Better never to have met you in my dream than to wake and reach for hands that are not there. - Otomo No Yakamochi

I asked many. Which do you like better? They all tell me the first one. I choose the second. I will be hurted. So why bother? Time will heal. Maybe. But maybe the hurt will leave u crippled. But really. How many walk the talk?

Tuesday, March 17, 2009

Loneliness is a state of mind

You missed what you have lost, and never treasure what you already have. Do you miss the emotional comfort? Or the physical closeness? Do you seek freedom? Room to run free? Or a guide in life? Or perhaps someone who is willing to walk this life with you? Is that what people call knowing what you want in life? Is process of achieving goals is happiness?

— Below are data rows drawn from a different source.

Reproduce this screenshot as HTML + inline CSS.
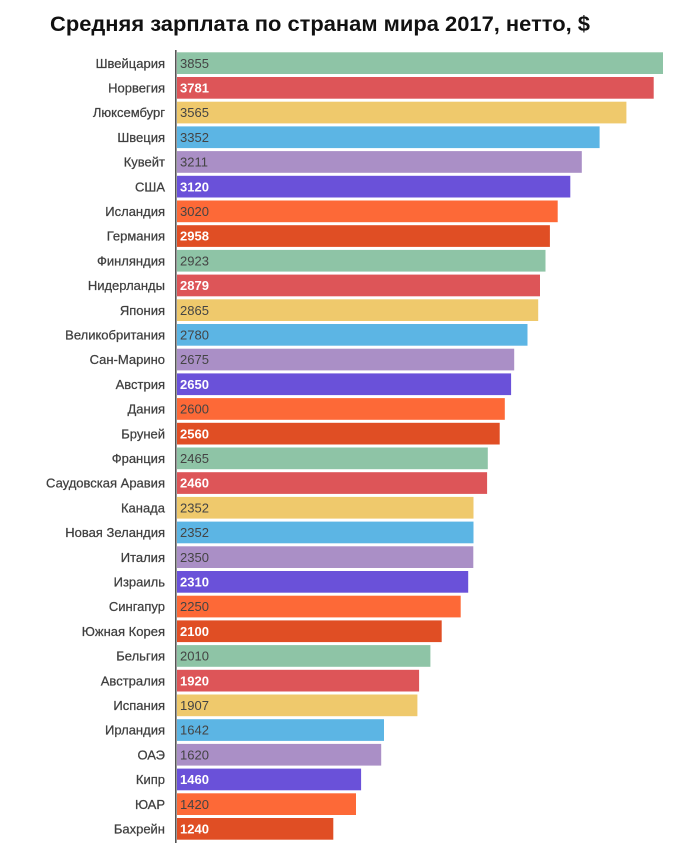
<!DOCTYPE html>
<html><head><meta charset="utf-8"><style>
html,body{margin:0;padding:0;background:#fff;}
svg{display:block;}
.l{font-family:"Liberation Sans",sans-serif;font-size:13px;fill:#3f3f3f;text-anchor:end;stroke:#3f3f3f;stroke-width:0.25;}
.v{font-family:"Liberation Sans",sans-serif;font-size:13px;fill:#444;}
.w{font-family:"Liberation Sans",sans-serif;font-size:13px;fill:#fff;font-weight:bold;}
</style></head><body>
<svg width="700" height="843" viewBox="0 0 700 843" xmlns="http://www.w3.org/2000/svg">
<rect width="700" height="843" fill="#fff"/>
<text x="50" y="31" font-family="Liberation Sans, sans-serif" font-size="21" font-weight="bold" fill="#111" textLength="540" lengthAdjust="spacingAndGlyphs">Средняя зарплата по странам мира 2017, нетто, $</text>

<g transform="translate(0,52.3)"><rect x="177" y="0" width="486.0" height="21.7" fill="#8ec4a6"/><text class="l" x="165" y="15.5">Швейцария</text><text class="v" x="180" y="15.5">3855</text></g>
<g transform="translate(0,77.0)"><rect x="177" y="0" width="476.7" height="21.7" fill="#dd5558"/><text class="l" x="165" y="15.5">Норвегия</text><text class="w" x="180" y="15.5">3781</text></g>
<g transform="translate(0,101.7)"><rect x="177" y="0" width="449.4" height="21.7" fill="#efc96c"/><text class="l" x="165" y="15.5">Люксембург</text><text class="v" x="180" y="15.5">3565</text></g>
<g transform="translate(0,126.4)"><rect x="177" y="0" width="422.6" height="21.7" fill="#5cb5e4"/><text class="l" x="165" y="15.5">Швеция</text><text class="v" x="180" y="15.5">3352</text></g>
<g transform="translate(0,151.1)"><rect x="177" y="0" width="404.8" height="21.7" fill="#aa8fc6"/><text class="l" x="165" y="15.5">Кувейт</text><text class="v" x="180" y="15.5">3211</text></g>
<g transform="translate(0,175.8)"><rect x="177" y="0" width="393.3" height="21.7" fill="#6a51d9"/><text class="l" x="165" y="15.5">США</text><text class="w" x="180" y="15.5">3120</text></g>
<g transform="translate(0,200.5)"><rect x="177" y="0" width="380.7" height="21.7" fill="#fd6937"/><text class="l" x="165" y="15.5">Исландия</text><text class="v" x="180" y="15.5">3020</text></g>
<g transform="translate(0,225.2)"><rect x="177" y="0" width="372.9" height="21.7" fill="#e04e24"/><text class="l" x="165" y="15.5">Германия</text><text class="w" x="180" y="15.5">2958</text></g>
<g transform="translate(0,249.9)"><rect x="177" y="0" width="368.5" height="21.7" fill="#8ec4a6"/><text class="l" x="165" y="15.5">Финляндия</text><text class="v" x="180" y="15.5">2923</text></g>
<g transform="translate(0,274.6)"><rect x="177" y="0" width="363.0" height="21.7" fill="#dd5558"/><text class="l" x="165" y="15.5">Нидерланды</text><text class="w" x="180" y="15.5">2879</text></g>
<g transform="translate(0,299.3)"><rect x="177" y="0" width="361.2" height="21.7" fill="#efc96c"/><text class="l" x="165" y="15.5">Япония</text><text class="v" x="180" y="15.5">2865</text></g>
<g transform="translate(0,324.0)"><rect x="177" y="0" width="350.5" height="21.7" fill="#5cb5e4"/><text class="l" x="165" y="15.5">Великобритания</text><text class="v" x="180" y="15.5">2780</text></g>
<g transform="translate(0,348.7)"><rect x="177" y="0" width="337.2" height="21.7" fill="#aa8fc6"/><text class="l" x="165" y="15.5">Сан-Марино</text><text class="v" x="180" y="15.5">2675</text></g>
<g transform="translate(0,373.4)"><rect x="177" y="0" width="334.1" height="21.7" fill="#6a51d9"/><text class="l" x="165" y="15.5">Австрия</text><text class="w" x="180" y="15.5">2650</text></g>
<g transform="translate(0,398.1)"><rect x="177" y="0" width="327.8" height="21.7" fill="#fd6937"/><text class="l" x="165" y="15.5">Дания</text><text class="v" x="180" y="15.5">2600</text></g>
<g transform="translate(0,422.8)"><rect x="177" y="0" width="322.7" height="21.7" fill="#e04e24"/><text class="l" x="165" y="15.5">Бруней</text><text class="w" x="180" y="15.5">2560</text></g>
<g transform="translate(0,447.5)"><rect x="177" y="0" width="310.8" height="21.7" fill="#8ec4a6"/><text class="l" x="165" y="15.5">Франция</text><text class="v" x="180" y="15.5">2465</text></g>
<g transform="translate(0,472.2)"><rect x="177" y="0" width="310.1" height="21.7" fill="#dd5558"/><text class="l" x="165" y="15.5">Саудовская Аравия</text><text class="w" x="180" y="15.5">2460</text></g>
<g transform="translate(0,496.9)"><rect x="177" y="0" width="296.5" height="21.7" fill="#efc96c"/><text class="l" x="165" y="15.5">Канада</text><text class="v" x="180" y="15.5">2352</text></g>
<g transform="translate(0,521.6)"><rect x="177" y="0" width="296.5" height="21.7" fill="#5cb5e4"/><text class="l" x="165" y="15.5">Новая Зеландия</text><text class="v" x="180" y="15.5">2352</text></g>
<g transform="translate(0,546.3)"><rect x="177" y="0" width="296.3" height="21.7" fill="#aa8fc6"/><text class="l" x="165" y="15.5">Италия</text><text class="v" x="180" y="15.5">2350</text></g>
<g transform="translate(0,571.0)"><rect x="177" y="0" width="291.2" height="21.7" fill="#6a51d9"/><text class="l" x="165" y="15.5">Израиль</text><text class="w" x="180" y="15.5">2310</text></g>
<g transform="translate(0,595.7)"><rect x="177" y="0" width="283.7" height="21.7" fill="#fd6937"/><text class="l" x="165" y="15.5">Сингапур</text><text class="v" x="180" y="15.5">2250</text></g>
<g transform="translate(0,620.4)"><rect x="177" y="0" width="264.7" height="21.7" fill="#e04e24"/><text class="l" x="165" y="15.5">Южная Корея</text><text class="w" x="180" y="15.5">2100</text></g>
<g transform="translate(0,645.1)"><rect x="177" y="0" width="253.4" height="21.7" fill="#8ec4a6"/><text class="l" x="165" y="15.5">Бельгия</text><text class="v" x="180" y="15.5">2010</text></g>
<g transform="translate(0,669.8)"><rect x="177" y="0" width="242.1" height="21.7" fill="#dd5558"/><text class="l" x="165" y="15.5">Австралия</text><text class="w" x="180" y="15.5">1920</text></g>
<g transform="translate(0,694.5)"><rect x="177" y="0" width="240.4" height="21.7" fill="#efc96c"/><text class="l" x="165" y="15.5">Испания</text><text class="v" x="180" y="15.5">1907</text></g>
<g transform="translate(0,719.2)"><rect x="177" y="0" width="207.0" height="21.7" fill="#5cb5e4"/><text class="l" x="165" y="15.5">Ирландия</text><text class="v" x="180" y="15.5">1642</text></g>
<g transform="translate(0,743.9)"><rect x="177" y="0" width="204.2" height="21.7" fill="#aa8fc6"/><text class="l" x="165" y="15.5">ОАЭ</text><text class="v" x="180" y="15.5">1620</text></g>
<g transform="translate(0,768.6)"><rect x="177" y="0" width="184.1" height="21.7" fill="#6a51d9"/><text class="l" x="165" y="15.5">Кипр</text><text class="w" x="180" y="15.5">1460</text></g>
<g transform="translate(0,793.3)"><rect x="177" y="0" width="179.0" height="21.7" fill="#fd6937"/><text class="l" x="165" y="15.5">ЮАР</text><text class="v" x="180" y="15.5">1420</text></g>
<g transform="translate(0,818.0)"><rect x="177" y="0" width="156.3" height="21.7" fill="#e04e24"/><text class="l" x="165" y="15.5">Бахрейн</text><text class="w" x="180" y="15.5">1240</text></g>

<line x1="175.8" y1="50" x2="175.8" y2="843" stroke="#555" stroke-width="1.6"/>
</svg>
</body></html>
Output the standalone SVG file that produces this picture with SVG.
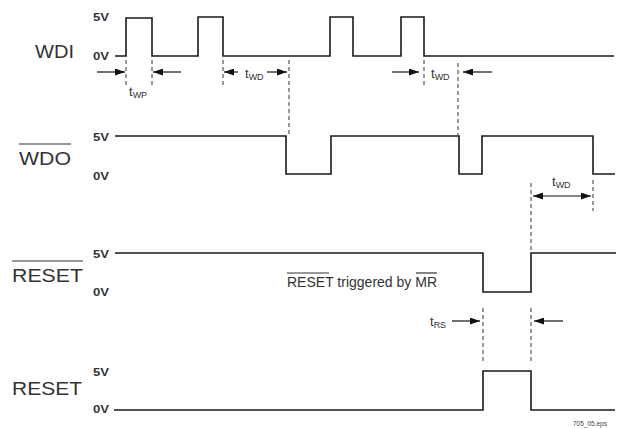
<svg xmlns="http://www.w3.org/2000/svg" width="619" height="429" viewBox="0 0 619 429">
<defs>
<marker id="ah" markerUnits="userSpaceOnUse" markerWidth="10" markerHeight="7" refX="10" refY="3.5" orient="auto-start-reverse">
<path d="M0,0 L10,3.5 L0,7 z" fill="#111"/>
</marker>
<style>
.sig{fill:none;stroke:#1a1a1a;stroke-width:1.6}
.dash{fill:none;stroke:#333;stroke-width:1;stroke-dasharray:4,3}
.arr{fill:none;stroke:#111;stroke-width:1.2}
.name{font-family:"Liberation Sans",Arial,sans-serif;font-size:18px;fill:#333}
.volt{font-family:"Liberation Sans",Arial,sans-serif;font-size:10.5px;font-weight:bold;fill:#333}
.t{font-family:"Liberation Sans",Arial,sans-serif;font-size:13px;fill:#333}
.sub{font-size:9px}
.ol{stroke:#333;stroke-width:1.2}
.note{font-family:"Liberation Sans",Arial,sans-serif;font-size:14px;fill:#333}
.eps{font-family:"Liberation Sans",Arial,sans-serif;font-size:6.5px;fill:#444}
</style>
</defs>
<rect width="619" height="429" fill="#fff"/>

<g id="wdi">
<text class="name" x="35" y="58" textLength="39" lengthAdjust="spacingAndGlyphs">WDI</text>
<text class="volt" x="93" y="21" textLength="16" lengthAdjust="spacingAndGlyphs">5V</text>
<text class="volt" x="93" y="60" textLength="16" lengthAdjust="spacingAndGlyphs">0V</text>
<path class="sig" d="M115,56 H126 V18 H152 V56 H198 V17 H223 V56 H330 V17 H353 V56 H401 V17 H424 V56 H614"/>
</g>

<g id="wdo">
<text class="name" x="19" y="165" textLength="52" lengthAdjust="spacingAndGlyphs">WDO</text>
<line class="ol" x1="19" y1="144" x2="71" y2="144"/>
<text class="volt" x="93" y="141" textLength="16" lengthAdjust="spacingAndGlyphs">5V</text>
<text class="volt" x="93" y="180" textLength="16" lengthAdjust="spacingAndGlyphs">0V</text>
<path class="sig" d="M115,136 H286 V174 H331 V136 H459 V174 H482 V136 H593 V174 H615"/>
</g>

<g id="reset-bar">
<text class="name" x="12" y="282" textLength="71" lengthAdjust="spacingAndGlyphs">RESET</text>
<line class="ol" x1="12" y1="261" x2="83" y2="261"/>
<text class="volt" x="93" y="258" textLength="16" lengthAdjust="spacingAndGlyphs">5V</text>
<text class="volt" x="93" y="296" textLength="16" lengthAdjust="spacingAndGlyphs">0V</text>
<path class="sig" d="M115,253 H483 V292 H531 V253 H616"/>
<text class="note" x="287" y="287" textLength="150" lengthAdjust="spacingAndGlyphs">RESET triggered by MR</text>
<line class="ol" x1="287" y1="273" x2="329" y2="273"/>
<line class="ol" x1="416" y1="273" x2="437" y2="273"/>
</g>

<g id="reset">
<text class="name" x="12" y="395" textLength="70" lengthAdjust="spacingAndGlyphs">RESET</text>
<text class="volt" x="93" y="376" textLength="16" lengthAdjust="spacingAndGlyphs">5V</text>
<text class="volt" x="93" y="413" textLength="16" lengthAdjust="spacingAndGlyphs">0V</text>
<path class="sig" d="M114,410 H483 V371 H531 V410 H615"/>
</g>

<g id="connectors">
<line class="dash" x1="126" y1="60" x2="126" y2="88"/>
<line class="dash" x1="152" y1="60" x2="152" y2="88"/>
<line class="dash" x1="223" y1="60" x2="223" y2="88"/>
<line class="dash" x1="289" y1="60" x2="289" y2="136"/>
<line class="dash" x1="424" y1="60" x2="424" y2="87"/>
<line class="dash" x1="458" y1="63" x2="458" y2="136"/>
<line class="dash" x1="531" y1="183" x2="531" y2="250"/>
<line class="dash" x1="593" y1="180" x2="593" y2="211"/>
<line class="dash" x1="483" y1="308" x2="483" y2="363"/>
<line class="dash" x1="531" y1="308" x2="531" y2="363"/>

<line class="arr" x1="97" y1="72" x2="125" y2="72" marker-end="url(#ah)"/>
<line class="arr" x1="181" y1="72" x2="153" y2="72" marker-end="url(#ah)"/>
<line class="arr" x1="238" y1="72" x2="224" y2="72" marker-end="url(#ah)"/>
<line class="arr" x1="267" y1="72" x2="287" y2="72" marker-end="url(#ah)"/>
<line class="arr" x1="392" y1="72" x2="419" y2="72" marker-end="url(#ah)"/>
<line class="arr" x1="492" y1="72" x2="463" y2="72" marker-end="url(#ah)"/>
<line class="arr" x1="533" y1="196" x2="591" y2="196" marker-start="url(#ah)" marker-end="url(#ah)"/>
<line class="arr" x1="452" y1="321" x2="480" y2="321" marker-end="url(#ah)"/>
<line class="arr" x1="563" y1="321" x2="534" y2="321" marker-end="url(#ah)"/>

<text class="t" x="129" y="96">t<tspan class="sub" dy="2">WP</tspan></text>
<text class="t" x="245" y="78">t<tspan class="sub" dy="2">WD</tspan></text>
<text class="t" x="431" y="78">t<tspan class="sub" dy="2">WD</tspan></text>
<text class="t" x="552" y="186">t<tspan class="sub" dy="2">WD</tspan></text>
<text class="t" x="430" y="326">t<tspan class="sub" dy="2">RS</tspan></text>
</g>

<text class="eps" x="573" y="426">705_05.eps</text>
</svg>
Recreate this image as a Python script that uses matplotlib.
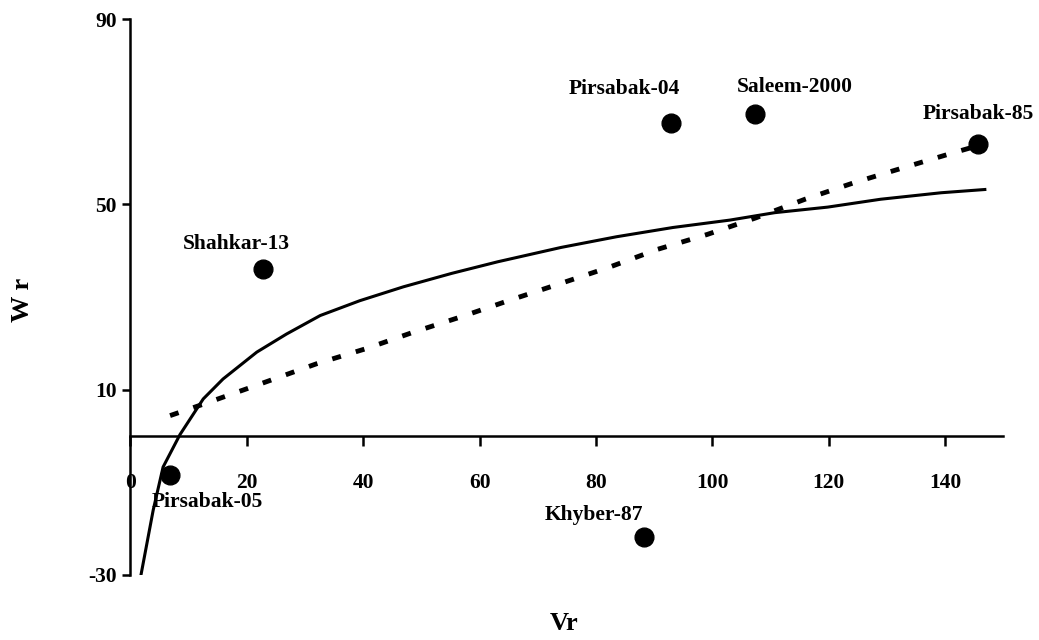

Or attaining them is happiness?

Questions... but often there are no answers. I asked this questions to many. And I have many different answers. And each answers I got, brings me more questions. This answers I got, makes me think in many different angles.

Puzzled. Perhaps confused. Perhaps lost in my own mind. This questions, do they open doors for me? Or do they close them on me?

Perhaps this is what they so call life? To find its meaning to make it beautiful? Or perhaps there is nothing more than life but mere survival. Is it thru our own twisted minds to make things look so complicated?

Perhaps there is only one corridor. One door. Walk thru it. As simple as it sounds. Do not take your head and bang on those so called other "doors". Isn't this called "contentment is happiness"?

I am so called lonely. But am I lonely because I lack physical closeness or emotional understanding? Or simply no one understand that life is "dark".